From te ao Māori, we are reminded that leadership is inherently relational and intergenerational. It draws strength from whakapapa; from knowing one’s place in a lineage of relationships and obligations. It values collective success over individual triumph, and long-term stewardship over short-term control. 

From complexity theory, we learn that in uncertain systems, prediction and control give way to sense-making, experimentation, and adaptive learning. Leaders succeed not by commanding outcomes but by creating the conditions for emergence.

Both perspectives invite humility: a willingness to listen, to attend, to adapt, and to act with awareness of the whole. Te ao Māori emphasises the value of whakawhanaungatanga (relationship building) for collective impact.

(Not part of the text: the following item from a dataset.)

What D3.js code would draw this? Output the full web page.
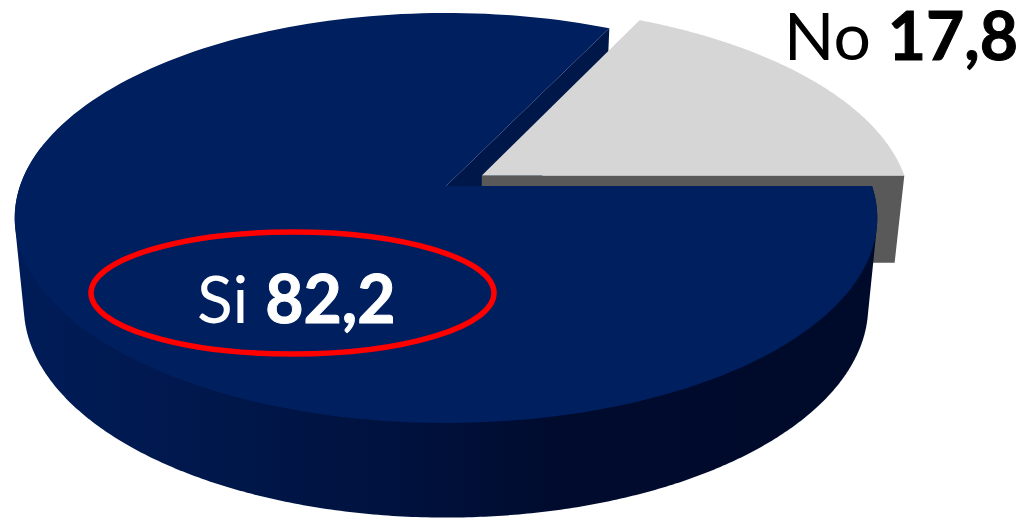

Imagine, for example, Health and Education in Aotearoa NZ, if leaders were genuinely able to hold these perspectives. That level of complexity is not served by competing ideologies or heroic leadership. Solutions can only emerge through collective leadership at the enterprise level, beyond political affiliation, this is genuinely about and for the whole.

Questions to Ask

If our systems shape what we see, the way forward begins with new questions; questions that invite reflection rather than reaction.

  • What kinds of leadership do our systems make visible through reward and which remain unseen?
  • How might humility and self-advocacy coexist as complementary vs. competing expressions of leadership?
  • How are we preparing leaders for complexity (and to let go of control)?
    • What would change if we defined ‘high potential’ through contribution to collective success, rather than individual visibility?
    • How might bicultural design, grounded in both te ao Māori and te ao Pākehā, reshape what we look for and how we grow potential?

While individual reflection matters, the power of inquiry is also amplified by the collective. Invite your peers and colleagues to also contemplate these questions.

Closing Reflections

If we want enterprise leaders capable of navigating complexity and leading for Aotearoa’s future, we may need to look again at the soil our system grows them in.

Leadership potential is not simply a matter of who shines, but of who connects, who can see the whole, listen for what is emerging, and act in ways that strengthen both people and place. 

Perhaps the challenge before us is not to make ‘the kumara speak more loudly’, nor to silence it, but to ensure that its sweetness, wherever it resides, can be recognised, valued and shared.